Toda a carga múltipla de sentidos, coexistentes, que se possa encontrar no termo definição (enunciação, nitidez, significação, equivalência, decisão), está nítida ou sugestivamente presente na poesia de Ana Marques Gastão. Evocar a noite como metáfora-chave de sua poética requer certo cuidado, pois o léxico a que recorre a poeta portuguesa possui plena consciência de seu revés, e age pautado por um dilacerante sentido de reciprocidade. Basta pensar aqui na sutileza cortante das imagens que se seguem: “Na noite apenas/ a língua afasta a solidão. Atravessado/ pela gramática do silêncio, já não se agarra/ ao vento, o rosto, vazio até aos ossos”.
Em tais versos, temos exemplo suficiente do que falo. Neles, tamanha densidade existencial, aliada ao próprio tratamento da linguagem, é algo raro de encontrar-se na poesia contemporânea. Tal raridade, contudo, atropela a ansiedade que caracteriza nosso tempo. E sobretudo atropela uma já comum inversão de valores, lembrando que a poesia, no dizer de Carlos Nejar, não cabe aos “bibelôs inanimados”, mas sim às “criaturas vivas”.

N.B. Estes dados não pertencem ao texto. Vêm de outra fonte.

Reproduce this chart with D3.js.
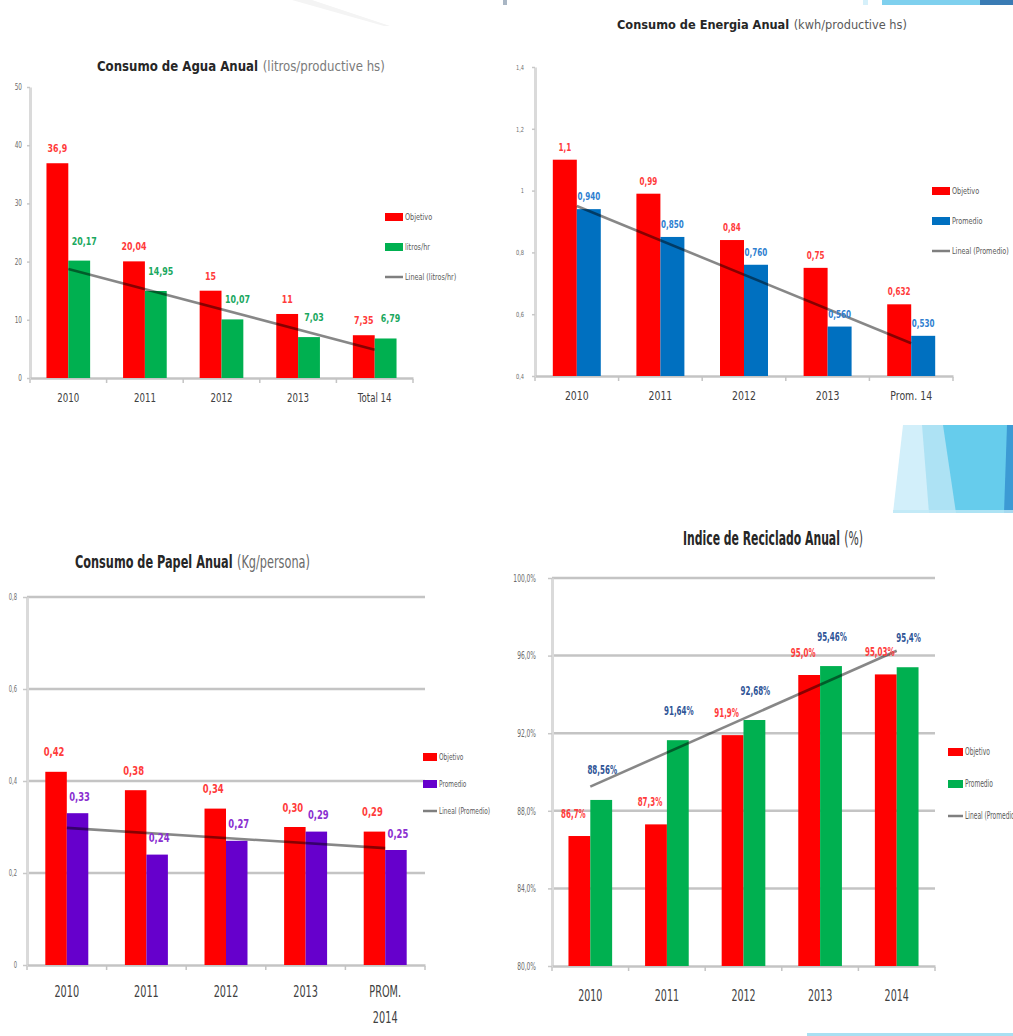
<!DOCTYPE html>
<html>
<head>
<meta charset="utf-8">
<script src="https://cdn.jsdelivr.net/npm/d3@7"></script>
<style>
  body { margin: 0; background: #fff; }
  svg { display: block; }
</style>
</head>
<body>
<svg id="board" width="1013" height="1036"></svg>
<script>
// ---- Consumo de Agua ----
const aguaCats = ["2010", "2011", "2012", "2013", "Total 14"];
const aguaObjetivo = [36.9, 20.04, 15, 11, 7.35];
const aguaLitros = [20.17, 14.95, 10.07, 7.03, 6.79];
const aguaTicks = [0, 10, 20, 30, 40, 50];

// ---- Consumo de Energia ----
const energiaCats = ["2010", "2011", "2012", "2013", "Prom. 14"];
const energiaObjetivo = [1.1, 0.99, 0.84, 0.75, 0.632];
const energiaPromedio = [0.94, 0.85, 0.76, 0.56, 0.53];
const energiaTicks = [0.4, 0.6, 0.8, 1, 1.2, 1.4];

// ---- Consumo de Papel ----
const papelCats = ["2010", "2011", "2012", "2013", "PROM.\n2014"];
const papelObjetivo = [0.42, 0.38, 0.34, 0.30, 0.29];
const papelPromedio = [0.33, 0.24, 0.27, 0.29, 0.25];
const papelTicks = [0, 0.2, 0.4, 0.6, 0.8];

// ---- Indice de Reciclado ----
const recicladoCats = ["2010", "2011", "2012", "2013", "2014"];
const recicladoObjetivo = [86.7, 87.3, 91.9, 95.0, 95.03];
const recicladoPromedio = [88.56, 91.64, 92.68, 95.46, 95.4];
const recicladoTicks = [80, 84, 88, 92, 96, 100];

const FONT = "'DejaVu Sans Condensed','DejaVu Sans',sans-serif";
const RED = "#ff0000";

const comma = s => s.replace(".", ",");
const plain = v => comma(String(v));
const fixed = p => v => comma(d3.format("." + p + "f")(v));
const pct = v => { let s = String(v); if (!s.includes(".")) s += ".0"; return comma(s) + "%"; };

// narrow the glyphs horizontally by a factor (the charts use a condensed face)
function condense(sel, f) {
  sel.each(function () {
    const L = this.getComputedTextLength();
    if (L > 0) d3.select(this).attr("textLength", L * f).attr("lengthAdjust", "spacingAndGlyphs");
  });
}

const svg = d3.select("#board");

// ---- background decoration ----
const deco = svg.append("g");
deco.append("polygon").attr("points", "292,0 312,0 390,26 384,26").attr("fill", "#f4f4f4");
deco.append("rect").attr("x", 503).attr("y", 0).attr("width", 4).attr("height", 5).attr("fill", "#a9b6c4");
deco.append("rect").attr("x", 863).attr("y", 0).attr("width", 5).attr("height", 5).attr("fill", "#d6f0fa");
deco.append("rect").attr("x", 882).attr("y", 0).attr("width", 98).attr("height", 5).attr("fill", "#7fd0ee");
deco.append("rect").attr("x", 980).attr("y", 0).attr("width", 33).attr("height", 5).attr("fill", "#3a7bb4");
deco.append("polygon").attr("points", "903,425 1013,425 1013,513 893,513").attr("fill", "#d2effa");
deco.append("polygon").attr("points", "922,425 1013,425 1013,513 929,513").attr("fill", "#ade2f4");
deco.append("polygon").attr("points", "943,425 1013,425 1013,513 956,513").attr("fill", "#66ccec");
deco.append("polygon").attr("points", "1007,425 1013,425 1013,513 1004,513").attr("fill", "#3c9ad4");
deco.append("rect").attr("x", 893).attr("y", 510).attr("width", 120).attr("height", 3).attr("fill", "#bfe8f6").attr("opacity", 0.8);
deco.append("rect").attr("x", 807).attr("y", 1033).attr("width", 206).attr("height", 3).attr("fill", "#a9e0f2");

function drawChart(o) {
  const g = svg.append("g");
  const x = d3.scaleBand().domain(o.cats).range([o.x0, o.x1])
    .paddingInner(o.pad).paddingOuter(o.pad / 2);
  const xs = d3.scaleBand().domain(d3.range(o.series.length)).range([0, x.bandwidth()]);
  const y = d3.scaleLinear().domain(o.domain).range([o.yBot, o.yTop]);

  // horizontal gridlines
  if (o.grid) {
    g.selectAll("line.grid").data(o.ticks.slice(1)).join("line")
      .attr("x1", o.x0).attr("x2", o.x1)
      .attr("y1", d => y(d)).attr("y2", d => y(d))
      .attr("stroke", "#c4c4c4").attr("stroke-width", 2.5);
  }

  // value axis
  const ya = g.append("g").attr("transform", `translate(${o.x0},0)`)
    .call(d3.axisLeft(y).tickValues(o.ticks).tickFormat(o.tickFmt)
      .tickSize(o.grid ? 4 : 3).tickSizeOuter(0).tickPadding(o.tickPad));
  ya.select(".domain").attr("stroke", "#dadada").attr("stroke-width", 3);
  ya.selectAll(".tick line").attr("stroke", "#c8c8c8").attr("stroke-width", 1.5);
  ya.selectAll(".tick text").attr("fill", "#6b6b6b")
    .style("font-family", FONT).style("font-size", o.tickSize + "px")
    .call(condense, o.sq);

  // category axis
  const xa = g.append("g").attr("transform", `translate(0,${o.yBot})`)
    .call(d3.axisBottom(x).tickSize(0).tickSizeOuter(0).tickPadding(o.catPad));
  xa.select(".domain").attr("stroke", "#c4c4c4").attr("stroke-width", 2.5);
  xa.selectAll(".tick text").attr("fill", "#404040")
    .style("font-family", FONT).style("font-size", o.catSize + "px")
    .each(function (d) {
      const parts = d.split("\n");
      const t = d3.select(this).text(null);
      parts.forEach((p, i) => t.append("tspan").attr("x", 0)
        .attr("dy", i === 0 ? "0.71em" : "1.75em").text(p));
    });
  xa.selectAll(".tick text tspan").call(condense, o.sq);
  g.selectAll("line.sep").data(d3.range(o.cats.length + 1)).join("line")
    .attr("x1", i => x.range()[0] + i * x.step()).attr("x2", i => x.range()[0] + i * x.step())
    .attr("y1", o.yBot + 1).attr("y2", o.yBot + 5)
    .attr("stroke", "#c4c4c4").attr("stroke-width", 1.5);

  // bars
  o.series.forEach((s, si) => {
    g.selectAll(null).data(s.values).join("rect")
      .attr("x", (d, i) => x(o.cats[i]) + xs(si))
      .attr("width", xs.bandwidth())
      .attr("y", d => y(d))
      .attr("height", d => y(o.domain[0]) - y(d))
      .attr("fill", s.color);
  });

  // linear trend of the second series
  const tv = o.series[1].values;
  const n = tv.length, mx = (n - 1) / 2, my = d3.mean(tv);
  const slope = d3.sum(tv, (v, i) => (i - mx) * (v - my)) / d3.sum(tv, (v, i) => (i - mx) ** 2);
  const fit = i => my + slope * (i - mx);
  g.append("line")
    .attr("x1", x(o.cats[0]) + x.bandwidth() / 2).attr("y1", y(fit(0)))
    .attr("x2", x(o.cats[n - 1]) + x.bandwidth() / 2).attr("y2", y(fit(n - 1)))
    .attr("stroke", "#000").attr("stroke-opacity", 0.47).attr("stroke-width", 2.6);

  // value labels
  o.series.forEach((s, si) => {
    g.selectAll(null).data(s.values).join("text")
      .attr("x", (d, i) => x(o.cats[i]) + xs(si) + xs.bandwidth() / 2 + (s.dx || 0))
      .attr("y", d => y(d) - s.lift)
      .attr("text-anchor", "middle").attr("dominant-baseline", "middle")
      .attr("fill", s.labelColor).attr("font-weight", "bold")
      .style("font-family", FONT).style("font-size", o.labelSize + "px")
      .text(d => s.fmt(d))
      .call(condense, o.sq);
  });

  // legend
  const lg = g.append("g");
  o.series.forEach((s, si) => {
    const ly = o.legend.y + si * o.legend.dy;
    lg.append("rect").attr("x", o.legend.x).attr("y", ly - 4).attr("width", o.legend.w).attr("height", 8)
      .attr("fill", s.color);
  });
  const ty = o.legend.y + 2 * o.legend.dy;
  lg.append("line").attr("x1", o.legend.x).attr("x2", o.legend.x + o.legend.w)
    .attr("y1", ty).attr("y2", ty).attr("stroke", "#7f7f7f").attr("stroke-width", 2.5);
  const names = [o.series[0].name, o.series[1].name, "Lineal (" + o.series[1].name + ")"];
  lg.selectAll("text").data(names).join("text")
    .attr("x", o.legend.x + o.legend.w + 2).attr("y", (d, i) => o.legend.y + i * o.legend.dy)
    .attr("dominant-baseline", "middle").attr("fill", "#595959")
    .style("font-family", FONT).style("font-size", o.legend.size + "px")
    .text(d => d)
    .call(condense, o.sq);

  // title: bold name followed by the unit, horizontally scaled into the given width
  const tg = g.append("g");
  const tBold = tg.append("text").attr("x", 0).attr("y", 0)
    .attr("dominant-baseline", "middle").attr("font-weight", "bold").attr("fill", "#262626")
    .style("font-family", FONT).style("font-size", o.title.size + "px").text(o.title.bold);
  const tRest = tg.append("text").attr("y", 0)
    .attr("dominant-baseline", "middle").attr("fill", o.title.restColor)
    .style("font-family", FONT).style("font-size", o.title.size + "px").text(o.title.rest);
  const gap = o.title.size * 0.35;
  const w1 = tBold.node().getComputedTextLength(), w2 = tRest.node().getComputedTextLength();
  tRest.attr("x", w1 + gap);
  const k = o.title.len / (w1 + gap + w2);
  tg.attr("transform", `translate(${o.title.x},${o.title.y}) scale(${k},1)`);
}

drawChart({
  cats: aguaCats, domain: [0, 50], ticks: aguaTicks, tickFmt: plain,
  x0: 30, x1: 413, yTop: 87, yBot: 378, pad: 0.43, grid: false, sq: 0.8,
  tickPad: 5, tickSize: 8, catPad: 15, catSize: 12, labelSize: 11,
  series: [
    { name: "Objetivo", values: aguaObjetivo, color: RED, labelColor: "#ff3b3b", fmt: plain, lift: 14 },
    { name: "litros/hr", values: aguaLitros, color: "#00b050", labelColor: "#1aa860", fmt: plain, lift: 19, dx: 5 }
  ],
  legend: { x: 385, y: 217, dy: 30, w: 18, size: 9 },
  title: { x: 97, y: 67, len: 288, size: 14, bold: "Consumo de Agua Anual", rest: "(litros/productive hs)", restColor: "#7a7a7a" }
});

drawChart({
  cats: energiaCats, domain: [0.4, 1.4], ticks: energiaTicks, tickFmt: plain,
  x0: 535, x1: 953, yTop: 67, yBot: 376, pad: 0.426, grid: false, sq: 0.8,
  tickPad: 8, tickSize: 7, catPad: 15, catSize: 13, labelSize: 10,
  series: [
    { name: "Objetivo", values: energiaObjetivo, color: RED, labelColor: "#ff3b3b", fmt: plain, lift: 12 },
    { name: "Promedio", values: energiaPromedio, color: "#0070c0", labelColor: "#2f7fd0", fmt: fixed(3), lift: 12 }
  ],
  legend: { x: 932, y: 191, dy: 30, w: 18, size: 9 },
  title: { x: 617, y: 25, len: 290, size: 13, bold: "Consumo de Energia Anual", rest: "(kwh/productive hs)", restColor: "#5a5a5a" }
});

drawChart({
  cats: papelCats, domain: [0, 0.8], ticks: papelTicks, tickFmt: plain,
  x0: 27, x1: 425, yTop: 597, yBot: 965, pad: 0.46, grid: true, sq: 0.72,
  tickPad: 6, tickSize: 8, catPad: 21, catSize: 15, labelSize: 13,
  series: [
    { name: "Objetivo", values: papelObjetivo, color: RED, labelColor: "#ff3b3b", fmt: fixed(2), lift: 19, dx: -2 },
    { name: "Promedio", values: papelPromedio, color: "#6600cc", labelColor: "#8a2fd0", fmt: fixed(2), lift: 16, dx: 2 }
  ],
  legend: { x: 423, y: 757, dy: 27, w: 14, size: 9 },
  title: { x: 75, y: 563, len: 235, size: 17, bold: "Consumo de Papel Anual", rest: "(Kg/persona)", restColor: "#6a6a6a" }
});

drawChart({
  cats: recicladoCats, domain: [80, 100], ticks: recicladoTicks, tickFmt: v => comma(d3.format(".1f")(v)) + "%",
  x0: 552, x1: 935, yTop: 578, yBot: 966, pad: 0.43, grid: true, sq: 0.66,
  tickPad: 12, tickSize: 10, catPad: 24, catSize: 16, labelSize: 12,
  series: [
    { name: "Objetivo", values: recicladoObjetivo, color: RED, labelColor: "#ff3b3b", fmt: pct, lift: 22, dx: -6 },
    { name: "Promedio", values: recicladoPromedio, color: "#00b050", labelColor: "#2f5597", fmt: pct, lift: 29, dx: 1 }
  ],
  legend: { x: 948, y: 752, dy: 32, w: 15, size: 10 },
  title: { x: 683, y: 540, len: 180, size: 19, bold: "Indice de Reciclado Anual", rest: "(%)", restColor: "#404040" }
});
</script>
</body>
</html>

E diz isto Nejar justamente ao apresentar ao leitor brasileiro a poesia de Ana Marques Gastão, em livro especialmente preparado por ela para Escrituras (São Paulo). Trata-se de A definição da noite, e que seja considerado uma antologia traz em si um reiterado risco. Ou melhor, requer o mesmo cuidado já anteriormente mencionado. Não se trata de uma seleta, mas antes de um tratado. Ao selecionar o melhor de seus livros até aqui publicados, a eles acrescentando poemas inéditos, acaba por acentuar a definição de sua poética, revelando aí um livro outro, com uma dilacerante identidade própria.
Bem, mas vamos às apresentações: Ana Marques Gastão nasceu em Lisboa, em 1962. Crítica literária do Diário de Notícias, cabe destacar uma acentuada propensão ao diálogo, considerando importantes entrevistas que tem realizado, a exemplo de poetas como Pedro Tamen e Ana Hatherly. Em Portugal publicou os seguintes livros: Tempo de morrer, tempo para viver (1998), Terra sem mãe (2000) e Nocturnos (2002). Quase concluído encontra-se um livro escrito a partir da obra de Paula Rego, um dos nomes mais consistentes das artes plásticas em Portugal.
O desconhecimento, por parte dos brasileiros, da tradição poética portuguesa é algo que sempre me preocupou, ainda mais se pensarmos que tal alheamento localiza-se sobremaneira entre nossos poetas, o que ajuda a consubstanciar um precário estado de presunção do poeta brasileiro em relação ao resto do mundo. Dentro de uma mesma geração a que pertence Ana Marques Gastão, chamaria aqui a atenção para dois outros nomes: Luís Miguel Nava (1957-1995) e José Tolentino Mendonça (1965).
Um dos mais notáveis poetas portugueses da geração ligada essencialmente ao Surrealismo, António Maria Lisboa (1928-1953), destaca-se em grande parte pela agudez com que tratava toda perspectiva de dogmatismo. Soube ser, dentro do movimento surrealista, seu melhor crítico. Carlos Nejar aponta Ana Marques Gastão como “uma voz original e vigorosa na atual poesia portuguesa”, com o que concordo inteiramente. Sua poética, pela vertigem existencial que a configura, ajuda a esculpir um perfil crítico de nossa época, sobretudo lembrando o que dela disse Maria Teresa Horta, que, “embora manejando a sua dor, jamais se compraz consigo mesma”.
A poesia é o recorte vertiginoso de uma existência. Quem não perceber tal sentido intenso do desamparo não pode ser autor ou leitor, figuras que se confundem em subterrâneas cumplicidades. O que temos em A definição da noite é um forte indicativo de que o poema ainda pode arrancar de si o melhor do homem, o que faz com que Ana Marques Gastão, qualquer que seja sua pátria, deva ser hoje considerada um grande poeta.